---------- Dataset excerpts

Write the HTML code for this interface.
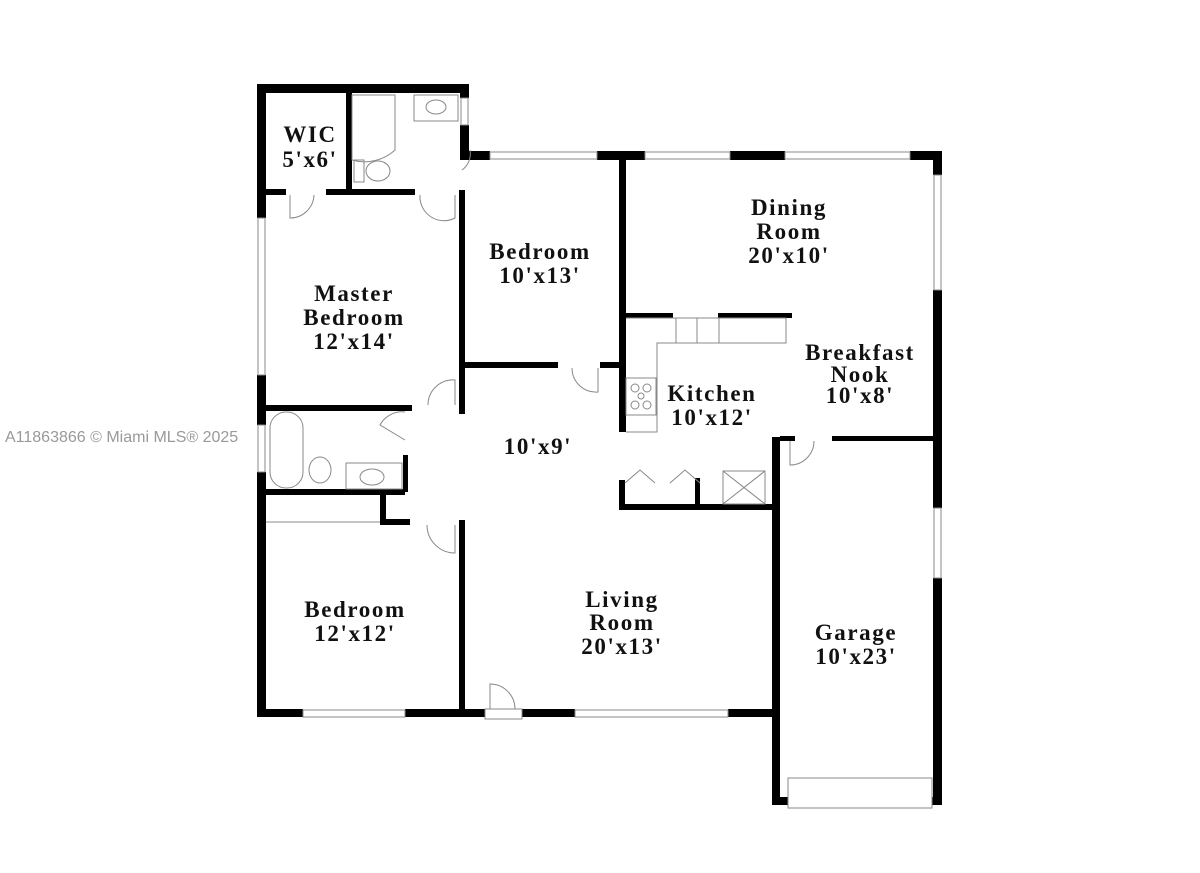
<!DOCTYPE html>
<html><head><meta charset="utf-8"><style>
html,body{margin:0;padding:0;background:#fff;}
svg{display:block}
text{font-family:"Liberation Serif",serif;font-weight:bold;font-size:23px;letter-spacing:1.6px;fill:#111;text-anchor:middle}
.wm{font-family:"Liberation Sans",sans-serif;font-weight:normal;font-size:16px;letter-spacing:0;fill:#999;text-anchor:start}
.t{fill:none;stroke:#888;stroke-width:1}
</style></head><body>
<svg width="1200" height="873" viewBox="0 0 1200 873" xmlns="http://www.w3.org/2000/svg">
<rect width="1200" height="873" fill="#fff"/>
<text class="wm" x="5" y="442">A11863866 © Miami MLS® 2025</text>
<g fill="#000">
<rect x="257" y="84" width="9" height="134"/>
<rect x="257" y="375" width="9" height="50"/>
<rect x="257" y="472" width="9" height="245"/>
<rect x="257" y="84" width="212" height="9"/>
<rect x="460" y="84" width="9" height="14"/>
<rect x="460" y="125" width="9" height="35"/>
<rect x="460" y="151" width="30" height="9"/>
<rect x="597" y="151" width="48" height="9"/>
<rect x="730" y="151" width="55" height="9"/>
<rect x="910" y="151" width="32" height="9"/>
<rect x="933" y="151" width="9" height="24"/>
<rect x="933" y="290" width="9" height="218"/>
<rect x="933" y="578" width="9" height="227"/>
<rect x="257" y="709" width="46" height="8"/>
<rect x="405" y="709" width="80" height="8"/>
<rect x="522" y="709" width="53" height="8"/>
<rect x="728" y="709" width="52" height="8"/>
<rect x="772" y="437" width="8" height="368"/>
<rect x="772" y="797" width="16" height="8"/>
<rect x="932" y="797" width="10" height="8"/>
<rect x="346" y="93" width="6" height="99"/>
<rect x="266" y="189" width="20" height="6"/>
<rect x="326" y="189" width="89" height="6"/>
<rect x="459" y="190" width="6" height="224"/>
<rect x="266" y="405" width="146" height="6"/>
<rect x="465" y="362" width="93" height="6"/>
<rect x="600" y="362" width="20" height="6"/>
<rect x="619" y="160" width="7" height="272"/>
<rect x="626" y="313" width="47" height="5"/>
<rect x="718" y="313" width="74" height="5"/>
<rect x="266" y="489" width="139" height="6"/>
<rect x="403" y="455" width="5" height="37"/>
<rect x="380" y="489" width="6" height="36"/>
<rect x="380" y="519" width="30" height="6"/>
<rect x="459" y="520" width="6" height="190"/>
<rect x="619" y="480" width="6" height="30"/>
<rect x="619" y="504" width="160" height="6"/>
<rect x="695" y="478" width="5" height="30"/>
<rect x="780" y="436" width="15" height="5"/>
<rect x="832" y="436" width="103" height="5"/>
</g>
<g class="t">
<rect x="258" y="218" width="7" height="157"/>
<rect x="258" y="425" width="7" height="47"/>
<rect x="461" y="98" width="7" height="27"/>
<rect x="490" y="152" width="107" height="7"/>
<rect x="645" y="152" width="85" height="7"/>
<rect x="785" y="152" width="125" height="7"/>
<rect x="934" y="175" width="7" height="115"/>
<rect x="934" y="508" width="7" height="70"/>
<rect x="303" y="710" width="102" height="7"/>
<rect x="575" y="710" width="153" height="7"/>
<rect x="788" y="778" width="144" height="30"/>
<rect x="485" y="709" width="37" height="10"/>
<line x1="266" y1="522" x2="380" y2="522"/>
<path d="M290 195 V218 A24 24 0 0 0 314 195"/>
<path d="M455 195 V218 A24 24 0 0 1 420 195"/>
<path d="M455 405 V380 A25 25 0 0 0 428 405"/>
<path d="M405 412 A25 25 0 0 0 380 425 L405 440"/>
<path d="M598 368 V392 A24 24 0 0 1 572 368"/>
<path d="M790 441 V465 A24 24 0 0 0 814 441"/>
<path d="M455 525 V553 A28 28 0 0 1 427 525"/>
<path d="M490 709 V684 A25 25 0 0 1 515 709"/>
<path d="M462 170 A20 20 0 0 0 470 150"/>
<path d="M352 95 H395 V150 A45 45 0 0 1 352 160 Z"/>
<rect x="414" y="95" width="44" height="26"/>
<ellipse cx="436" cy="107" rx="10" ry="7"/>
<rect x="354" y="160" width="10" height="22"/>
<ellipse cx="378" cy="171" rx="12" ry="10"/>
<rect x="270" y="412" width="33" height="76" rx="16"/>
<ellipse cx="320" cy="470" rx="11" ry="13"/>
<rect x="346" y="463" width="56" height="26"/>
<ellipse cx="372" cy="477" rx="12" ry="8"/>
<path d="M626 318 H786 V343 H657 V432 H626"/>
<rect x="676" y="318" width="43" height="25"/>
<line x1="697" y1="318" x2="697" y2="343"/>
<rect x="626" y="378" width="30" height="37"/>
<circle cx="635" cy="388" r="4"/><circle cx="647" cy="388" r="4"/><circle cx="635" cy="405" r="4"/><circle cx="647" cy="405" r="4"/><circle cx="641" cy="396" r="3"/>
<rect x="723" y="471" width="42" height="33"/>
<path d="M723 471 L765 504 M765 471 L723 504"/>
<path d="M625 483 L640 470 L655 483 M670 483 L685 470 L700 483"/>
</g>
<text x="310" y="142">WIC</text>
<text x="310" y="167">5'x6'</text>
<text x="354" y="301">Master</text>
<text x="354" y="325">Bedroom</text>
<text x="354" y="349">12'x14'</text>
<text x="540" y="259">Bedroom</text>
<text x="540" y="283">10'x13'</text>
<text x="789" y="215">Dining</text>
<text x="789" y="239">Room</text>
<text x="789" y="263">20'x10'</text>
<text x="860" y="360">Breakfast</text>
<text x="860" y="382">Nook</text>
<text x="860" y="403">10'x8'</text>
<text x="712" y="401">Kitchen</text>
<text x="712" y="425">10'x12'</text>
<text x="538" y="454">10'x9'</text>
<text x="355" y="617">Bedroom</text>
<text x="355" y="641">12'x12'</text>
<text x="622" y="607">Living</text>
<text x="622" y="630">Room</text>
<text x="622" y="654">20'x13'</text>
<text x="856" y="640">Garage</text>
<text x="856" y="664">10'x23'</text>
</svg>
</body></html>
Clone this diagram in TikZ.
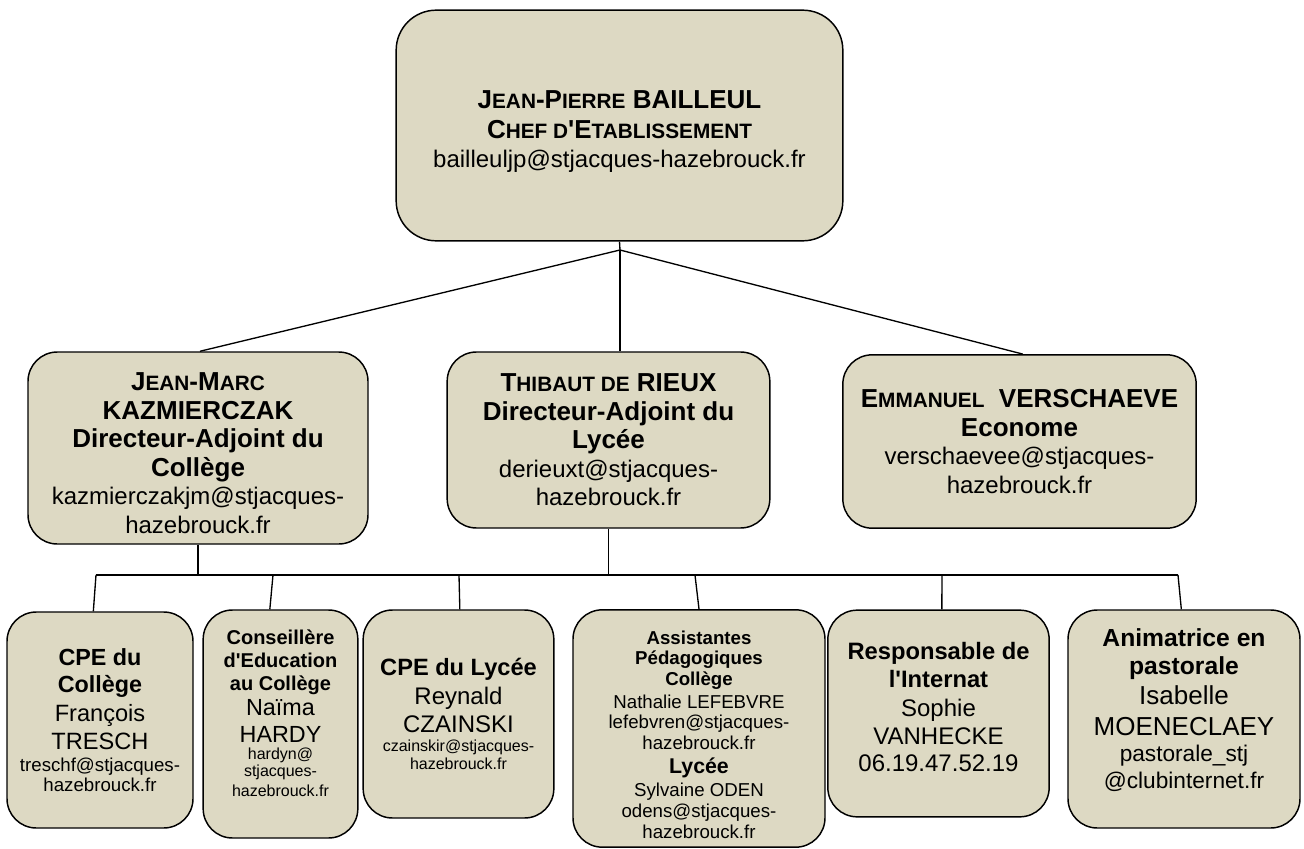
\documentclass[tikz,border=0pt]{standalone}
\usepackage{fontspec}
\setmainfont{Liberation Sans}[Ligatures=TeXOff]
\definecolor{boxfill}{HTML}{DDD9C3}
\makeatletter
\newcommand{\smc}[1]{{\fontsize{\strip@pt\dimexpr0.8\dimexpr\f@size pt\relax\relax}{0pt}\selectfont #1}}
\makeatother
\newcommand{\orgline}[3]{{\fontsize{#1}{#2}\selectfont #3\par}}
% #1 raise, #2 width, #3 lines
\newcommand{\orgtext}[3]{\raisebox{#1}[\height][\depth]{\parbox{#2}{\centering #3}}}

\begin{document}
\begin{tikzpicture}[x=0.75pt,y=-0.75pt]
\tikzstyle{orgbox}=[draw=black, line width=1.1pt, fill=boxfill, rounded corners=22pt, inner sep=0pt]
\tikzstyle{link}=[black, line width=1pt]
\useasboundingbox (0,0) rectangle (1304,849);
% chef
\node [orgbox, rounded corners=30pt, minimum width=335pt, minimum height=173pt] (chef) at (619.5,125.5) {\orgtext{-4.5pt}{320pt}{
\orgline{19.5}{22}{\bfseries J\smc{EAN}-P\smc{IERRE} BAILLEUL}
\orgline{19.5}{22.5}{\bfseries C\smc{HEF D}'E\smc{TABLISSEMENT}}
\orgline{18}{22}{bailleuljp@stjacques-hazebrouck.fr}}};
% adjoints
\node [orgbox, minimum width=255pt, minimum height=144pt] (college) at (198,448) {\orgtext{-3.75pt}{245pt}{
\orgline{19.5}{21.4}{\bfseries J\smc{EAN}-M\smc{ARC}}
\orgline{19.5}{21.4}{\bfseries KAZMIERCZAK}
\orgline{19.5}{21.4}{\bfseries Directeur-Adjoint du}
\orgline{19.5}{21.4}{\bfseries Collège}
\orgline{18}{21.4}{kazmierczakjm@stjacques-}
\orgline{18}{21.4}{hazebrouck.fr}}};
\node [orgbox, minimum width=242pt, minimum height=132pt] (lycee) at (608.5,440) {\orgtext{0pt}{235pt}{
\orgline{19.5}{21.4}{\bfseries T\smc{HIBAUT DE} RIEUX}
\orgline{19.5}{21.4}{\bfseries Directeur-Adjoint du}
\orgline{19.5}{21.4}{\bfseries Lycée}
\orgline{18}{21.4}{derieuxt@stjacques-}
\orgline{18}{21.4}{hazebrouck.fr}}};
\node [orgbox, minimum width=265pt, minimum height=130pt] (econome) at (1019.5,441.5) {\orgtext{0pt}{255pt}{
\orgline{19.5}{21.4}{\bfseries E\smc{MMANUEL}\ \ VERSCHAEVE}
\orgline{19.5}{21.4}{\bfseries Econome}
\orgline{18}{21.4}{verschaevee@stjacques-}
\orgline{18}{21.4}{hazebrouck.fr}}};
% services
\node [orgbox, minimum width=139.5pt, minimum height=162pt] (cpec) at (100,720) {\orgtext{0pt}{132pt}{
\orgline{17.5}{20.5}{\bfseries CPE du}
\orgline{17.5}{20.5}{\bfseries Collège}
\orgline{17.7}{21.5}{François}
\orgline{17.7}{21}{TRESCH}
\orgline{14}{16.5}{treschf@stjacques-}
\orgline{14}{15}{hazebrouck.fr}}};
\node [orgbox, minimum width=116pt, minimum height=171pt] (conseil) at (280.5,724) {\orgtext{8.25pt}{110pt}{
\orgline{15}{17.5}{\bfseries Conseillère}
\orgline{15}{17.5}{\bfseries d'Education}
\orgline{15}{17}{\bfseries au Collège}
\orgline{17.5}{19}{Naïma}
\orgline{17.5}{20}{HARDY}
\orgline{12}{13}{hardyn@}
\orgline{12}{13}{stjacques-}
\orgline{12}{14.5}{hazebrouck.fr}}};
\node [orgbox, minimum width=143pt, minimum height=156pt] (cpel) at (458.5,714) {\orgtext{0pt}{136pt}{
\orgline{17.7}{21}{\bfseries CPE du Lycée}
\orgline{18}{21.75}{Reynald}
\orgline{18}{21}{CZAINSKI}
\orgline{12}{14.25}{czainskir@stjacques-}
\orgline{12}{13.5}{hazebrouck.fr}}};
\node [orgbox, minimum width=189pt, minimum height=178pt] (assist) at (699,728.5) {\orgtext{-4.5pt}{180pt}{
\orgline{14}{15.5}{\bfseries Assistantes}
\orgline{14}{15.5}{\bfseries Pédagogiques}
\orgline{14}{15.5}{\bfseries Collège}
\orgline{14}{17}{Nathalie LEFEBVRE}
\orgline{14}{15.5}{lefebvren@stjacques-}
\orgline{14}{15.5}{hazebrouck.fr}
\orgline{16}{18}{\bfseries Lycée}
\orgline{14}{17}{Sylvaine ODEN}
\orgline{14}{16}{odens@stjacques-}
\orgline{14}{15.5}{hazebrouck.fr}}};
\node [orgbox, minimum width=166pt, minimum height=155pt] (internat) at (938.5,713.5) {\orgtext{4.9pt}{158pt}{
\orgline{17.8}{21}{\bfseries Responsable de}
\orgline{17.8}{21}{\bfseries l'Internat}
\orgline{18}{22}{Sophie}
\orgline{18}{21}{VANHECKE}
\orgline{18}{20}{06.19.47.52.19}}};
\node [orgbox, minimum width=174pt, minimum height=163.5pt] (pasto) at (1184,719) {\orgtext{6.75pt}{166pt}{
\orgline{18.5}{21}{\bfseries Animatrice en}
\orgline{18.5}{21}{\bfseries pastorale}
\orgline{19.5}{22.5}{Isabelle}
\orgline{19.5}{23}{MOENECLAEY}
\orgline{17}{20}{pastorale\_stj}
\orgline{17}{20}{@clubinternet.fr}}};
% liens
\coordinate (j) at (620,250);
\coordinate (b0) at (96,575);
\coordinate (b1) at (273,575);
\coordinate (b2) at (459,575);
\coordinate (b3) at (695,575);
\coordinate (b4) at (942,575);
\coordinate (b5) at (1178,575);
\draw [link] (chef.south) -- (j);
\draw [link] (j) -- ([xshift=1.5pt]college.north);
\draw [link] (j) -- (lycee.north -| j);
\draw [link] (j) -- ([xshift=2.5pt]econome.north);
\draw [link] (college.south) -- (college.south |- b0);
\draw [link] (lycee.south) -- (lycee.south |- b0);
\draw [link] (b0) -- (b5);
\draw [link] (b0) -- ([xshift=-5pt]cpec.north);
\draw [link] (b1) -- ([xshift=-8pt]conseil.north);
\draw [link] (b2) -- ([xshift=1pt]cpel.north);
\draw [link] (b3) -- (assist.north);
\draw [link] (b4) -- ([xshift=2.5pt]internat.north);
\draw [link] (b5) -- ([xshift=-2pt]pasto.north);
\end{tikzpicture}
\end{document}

--------------------

## Short exercise
Copy whichever lines in the listing above contain the word "this".

## Complete output
Write the HTML code for this interface.
Clone this diagram in TikZ.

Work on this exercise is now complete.